Print exactly the lines from the first one down to the line that contains "const yTicks = [-50, -100, -150, -200, -250, -300];", both included, and skip the pictures.

━━ Provided material

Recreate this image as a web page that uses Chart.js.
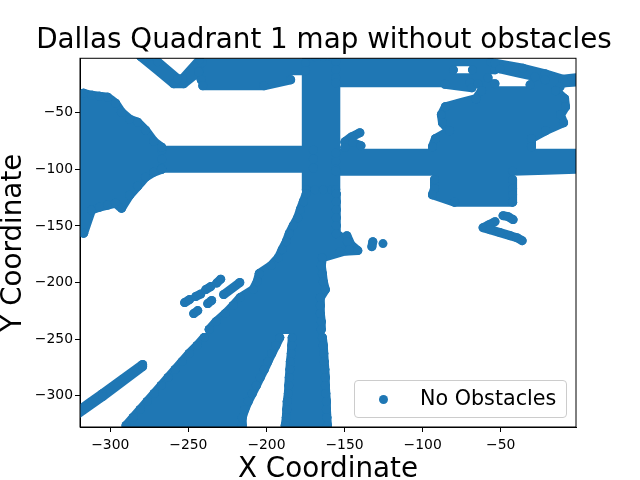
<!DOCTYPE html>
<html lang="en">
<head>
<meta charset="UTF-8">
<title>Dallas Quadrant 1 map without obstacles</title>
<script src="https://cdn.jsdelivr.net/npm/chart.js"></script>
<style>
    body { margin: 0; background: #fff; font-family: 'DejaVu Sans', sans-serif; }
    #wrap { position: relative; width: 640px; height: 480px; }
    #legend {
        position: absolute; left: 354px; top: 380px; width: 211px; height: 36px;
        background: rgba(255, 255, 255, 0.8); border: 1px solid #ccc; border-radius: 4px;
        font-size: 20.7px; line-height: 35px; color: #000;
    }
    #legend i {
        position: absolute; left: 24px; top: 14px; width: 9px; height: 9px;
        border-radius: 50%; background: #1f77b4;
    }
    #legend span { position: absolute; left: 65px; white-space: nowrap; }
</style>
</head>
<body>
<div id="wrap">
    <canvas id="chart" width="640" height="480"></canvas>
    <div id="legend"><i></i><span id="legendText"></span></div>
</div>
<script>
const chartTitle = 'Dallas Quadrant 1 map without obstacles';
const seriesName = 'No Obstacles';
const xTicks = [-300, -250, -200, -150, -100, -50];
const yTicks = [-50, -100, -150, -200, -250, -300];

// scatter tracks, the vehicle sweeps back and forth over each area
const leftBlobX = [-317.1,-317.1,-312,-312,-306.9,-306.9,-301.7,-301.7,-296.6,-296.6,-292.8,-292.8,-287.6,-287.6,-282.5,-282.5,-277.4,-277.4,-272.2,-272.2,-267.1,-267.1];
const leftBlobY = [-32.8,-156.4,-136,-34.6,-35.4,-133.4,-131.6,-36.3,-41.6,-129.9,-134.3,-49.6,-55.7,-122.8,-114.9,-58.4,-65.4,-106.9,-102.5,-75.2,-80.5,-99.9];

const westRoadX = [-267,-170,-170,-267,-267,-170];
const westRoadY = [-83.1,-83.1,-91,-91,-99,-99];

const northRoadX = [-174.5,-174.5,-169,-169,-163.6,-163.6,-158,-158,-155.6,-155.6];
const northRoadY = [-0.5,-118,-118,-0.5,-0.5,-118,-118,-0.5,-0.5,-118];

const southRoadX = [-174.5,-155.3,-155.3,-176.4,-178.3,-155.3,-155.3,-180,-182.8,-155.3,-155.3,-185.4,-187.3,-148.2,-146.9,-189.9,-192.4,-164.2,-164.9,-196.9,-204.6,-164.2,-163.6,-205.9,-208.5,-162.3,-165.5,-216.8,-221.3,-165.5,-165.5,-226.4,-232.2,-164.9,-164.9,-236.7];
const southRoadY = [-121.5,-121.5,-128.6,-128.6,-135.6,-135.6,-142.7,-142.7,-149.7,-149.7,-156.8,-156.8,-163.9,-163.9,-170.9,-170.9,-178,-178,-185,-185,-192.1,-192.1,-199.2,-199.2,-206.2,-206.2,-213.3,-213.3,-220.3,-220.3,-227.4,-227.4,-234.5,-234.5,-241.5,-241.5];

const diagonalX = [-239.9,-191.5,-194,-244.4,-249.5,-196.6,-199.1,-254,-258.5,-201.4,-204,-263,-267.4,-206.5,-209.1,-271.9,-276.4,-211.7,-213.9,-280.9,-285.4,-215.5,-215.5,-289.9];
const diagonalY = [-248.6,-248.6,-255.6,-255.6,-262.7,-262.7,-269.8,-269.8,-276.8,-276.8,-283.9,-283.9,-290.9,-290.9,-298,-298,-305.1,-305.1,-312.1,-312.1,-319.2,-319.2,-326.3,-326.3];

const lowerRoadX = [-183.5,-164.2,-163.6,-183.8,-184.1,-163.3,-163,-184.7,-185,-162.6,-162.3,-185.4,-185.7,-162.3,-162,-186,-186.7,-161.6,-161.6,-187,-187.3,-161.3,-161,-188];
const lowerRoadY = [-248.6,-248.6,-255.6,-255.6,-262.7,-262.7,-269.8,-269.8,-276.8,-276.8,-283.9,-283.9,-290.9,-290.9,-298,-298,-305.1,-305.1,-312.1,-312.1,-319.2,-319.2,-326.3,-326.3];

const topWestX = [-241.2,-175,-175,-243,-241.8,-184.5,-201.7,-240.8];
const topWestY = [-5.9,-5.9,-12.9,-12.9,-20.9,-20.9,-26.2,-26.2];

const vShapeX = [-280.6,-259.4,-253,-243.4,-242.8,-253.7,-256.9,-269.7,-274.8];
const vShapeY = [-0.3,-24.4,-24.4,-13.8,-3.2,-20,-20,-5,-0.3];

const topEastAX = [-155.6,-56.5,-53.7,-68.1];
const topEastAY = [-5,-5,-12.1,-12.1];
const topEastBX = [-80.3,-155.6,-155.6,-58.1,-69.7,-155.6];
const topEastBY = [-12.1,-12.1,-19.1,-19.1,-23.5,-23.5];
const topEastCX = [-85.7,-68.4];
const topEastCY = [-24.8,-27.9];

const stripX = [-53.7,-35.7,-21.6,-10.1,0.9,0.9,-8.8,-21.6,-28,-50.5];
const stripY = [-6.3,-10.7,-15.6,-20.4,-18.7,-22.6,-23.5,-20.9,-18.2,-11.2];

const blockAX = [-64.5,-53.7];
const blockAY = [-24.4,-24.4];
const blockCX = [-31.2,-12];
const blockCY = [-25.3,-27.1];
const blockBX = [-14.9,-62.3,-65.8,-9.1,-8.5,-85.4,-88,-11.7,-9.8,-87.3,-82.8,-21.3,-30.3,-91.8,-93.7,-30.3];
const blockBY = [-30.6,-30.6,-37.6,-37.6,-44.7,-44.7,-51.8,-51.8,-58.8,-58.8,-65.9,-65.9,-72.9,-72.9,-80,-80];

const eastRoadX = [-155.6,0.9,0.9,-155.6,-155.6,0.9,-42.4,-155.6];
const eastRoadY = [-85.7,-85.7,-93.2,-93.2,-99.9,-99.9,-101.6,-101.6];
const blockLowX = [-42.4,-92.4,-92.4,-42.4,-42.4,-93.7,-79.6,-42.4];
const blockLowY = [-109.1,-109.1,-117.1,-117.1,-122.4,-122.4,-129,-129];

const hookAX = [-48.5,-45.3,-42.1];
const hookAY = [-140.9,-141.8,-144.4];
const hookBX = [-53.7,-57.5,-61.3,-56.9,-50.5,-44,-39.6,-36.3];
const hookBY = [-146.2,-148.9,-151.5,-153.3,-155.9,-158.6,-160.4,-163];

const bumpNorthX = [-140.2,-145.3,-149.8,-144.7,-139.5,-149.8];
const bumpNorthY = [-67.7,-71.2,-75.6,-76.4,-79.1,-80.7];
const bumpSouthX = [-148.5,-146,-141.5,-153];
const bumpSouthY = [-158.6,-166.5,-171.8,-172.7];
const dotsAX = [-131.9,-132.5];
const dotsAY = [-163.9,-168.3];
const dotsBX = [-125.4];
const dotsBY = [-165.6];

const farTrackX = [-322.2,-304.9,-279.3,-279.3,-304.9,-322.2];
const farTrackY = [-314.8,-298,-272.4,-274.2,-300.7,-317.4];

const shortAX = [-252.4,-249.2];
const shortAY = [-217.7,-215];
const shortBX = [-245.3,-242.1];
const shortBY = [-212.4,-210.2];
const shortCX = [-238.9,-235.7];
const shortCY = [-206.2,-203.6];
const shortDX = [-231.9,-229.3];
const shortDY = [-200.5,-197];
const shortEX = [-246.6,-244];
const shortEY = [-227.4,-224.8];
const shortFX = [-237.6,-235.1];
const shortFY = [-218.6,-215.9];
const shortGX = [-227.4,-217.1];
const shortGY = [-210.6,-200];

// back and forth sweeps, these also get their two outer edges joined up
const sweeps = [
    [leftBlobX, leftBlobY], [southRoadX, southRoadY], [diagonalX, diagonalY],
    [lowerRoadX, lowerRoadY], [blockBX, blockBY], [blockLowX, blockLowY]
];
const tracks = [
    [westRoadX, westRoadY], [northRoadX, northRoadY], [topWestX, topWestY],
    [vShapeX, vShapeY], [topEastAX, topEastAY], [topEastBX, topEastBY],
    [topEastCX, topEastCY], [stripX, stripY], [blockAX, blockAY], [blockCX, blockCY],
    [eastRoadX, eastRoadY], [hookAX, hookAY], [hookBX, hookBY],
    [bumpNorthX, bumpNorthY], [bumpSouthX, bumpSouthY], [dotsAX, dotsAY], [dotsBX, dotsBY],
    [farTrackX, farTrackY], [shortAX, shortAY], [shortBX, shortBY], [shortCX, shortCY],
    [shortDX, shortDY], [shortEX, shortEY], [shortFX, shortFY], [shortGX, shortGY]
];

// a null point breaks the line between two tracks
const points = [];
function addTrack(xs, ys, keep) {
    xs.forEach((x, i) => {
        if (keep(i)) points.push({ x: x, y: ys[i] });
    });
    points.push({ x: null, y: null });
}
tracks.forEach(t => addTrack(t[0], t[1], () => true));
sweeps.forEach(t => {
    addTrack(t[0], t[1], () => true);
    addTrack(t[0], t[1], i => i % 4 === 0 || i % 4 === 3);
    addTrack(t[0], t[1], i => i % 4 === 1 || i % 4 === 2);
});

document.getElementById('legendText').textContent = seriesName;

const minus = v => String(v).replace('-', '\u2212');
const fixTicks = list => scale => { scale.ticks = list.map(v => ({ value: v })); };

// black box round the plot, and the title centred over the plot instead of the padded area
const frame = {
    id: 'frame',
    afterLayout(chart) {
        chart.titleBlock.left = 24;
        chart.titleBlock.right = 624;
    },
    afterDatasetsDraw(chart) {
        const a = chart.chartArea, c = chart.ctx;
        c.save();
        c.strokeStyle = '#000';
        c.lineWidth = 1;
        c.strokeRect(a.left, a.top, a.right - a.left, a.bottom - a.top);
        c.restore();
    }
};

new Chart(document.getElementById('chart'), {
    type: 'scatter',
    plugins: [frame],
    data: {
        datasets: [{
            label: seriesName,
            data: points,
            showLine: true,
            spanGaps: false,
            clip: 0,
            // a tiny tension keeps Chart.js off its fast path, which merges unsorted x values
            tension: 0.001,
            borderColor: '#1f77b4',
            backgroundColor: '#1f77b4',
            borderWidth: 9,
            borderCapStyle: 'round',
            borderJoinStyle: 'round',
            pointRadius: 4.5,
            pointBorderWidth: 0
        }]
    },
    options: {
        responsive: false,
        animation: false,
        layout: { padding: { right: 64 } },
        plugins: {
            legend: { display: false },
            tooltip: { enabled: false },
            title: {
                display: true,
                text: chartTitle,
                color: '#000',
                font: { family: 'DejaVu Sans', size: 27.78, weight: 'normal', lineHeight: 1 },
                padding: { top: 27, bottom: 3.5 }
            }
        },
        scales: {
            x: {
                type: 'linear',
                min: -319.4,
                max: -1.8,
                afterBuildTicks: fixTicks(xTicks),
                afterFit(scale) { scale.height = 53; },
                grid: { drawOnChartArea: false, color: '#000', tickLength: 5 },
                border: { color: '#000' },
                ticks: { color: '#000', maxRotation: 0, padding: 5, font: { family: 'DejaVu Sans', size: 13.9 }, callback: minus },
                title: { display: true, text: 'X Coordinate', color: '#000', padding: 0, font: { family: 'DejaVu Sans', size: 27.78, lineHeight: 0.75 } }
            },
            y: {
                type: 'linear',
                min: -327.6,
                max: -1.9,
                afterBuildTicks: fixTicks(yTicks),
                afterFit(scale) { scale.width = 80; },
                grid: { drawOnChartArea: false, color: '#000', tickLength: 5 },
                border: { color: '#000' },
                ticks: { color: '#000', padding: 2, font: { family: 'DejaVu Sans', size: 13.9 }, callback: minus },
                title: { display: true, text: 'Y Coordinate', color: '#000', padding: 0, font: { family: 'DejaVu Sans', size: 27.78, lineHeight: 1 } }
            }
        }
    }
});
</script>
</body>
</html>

━━━━

Result below -
Recreate this image as a web page that uses Chart.js.
<!DOCTYPE html>
<html lang="en">
<head>
<meta charset="UTF-8">
<title>Dallas Quadrant 1 map without obstacles</title>
<script src="https://cdn.jsdelivr.net/npm/chart.js"></script>
<style>
    body { margin: 0; background: #fff; font-family: 'DejaVu Sans', sans-serif; }
    #wrap { position: relative; width: 640px; height: 480px; }
    #legend {
        position: absolute; left: 354px; top: 380px; width: 211px; height: 36px;
        background: rgba(255, 255, 255, 0.8); border: 1px solid #ccc; border-radius: 4px;
        font-size: 20.7px; line-height: 35px; color: #000;
    }
    #legend i {
        position: absolute; left: 24px; top: 14px; width: 9px; height: 9px;
        border-radius: 50%; background: #1f77b4;
    }
    #legend span { position: absolute; left: 65px; white-space: nowrap; }
</style>
</head>
<body>
<div id="wrap">
    <canvas id="chart" width="640" height="480"></canvas>
    <div id="legend"><i></i><span id="legendText"></span></div>
</div>
<script>
const chartTitle = 'Dallas Quadrant 1 map without obstacles';
const seriesName = 'No Obstacles';
const xTicks = [-300, -250, -200, -150, -100, -50];
const yTicks = [-50, -100, -150, -200, -250, -300];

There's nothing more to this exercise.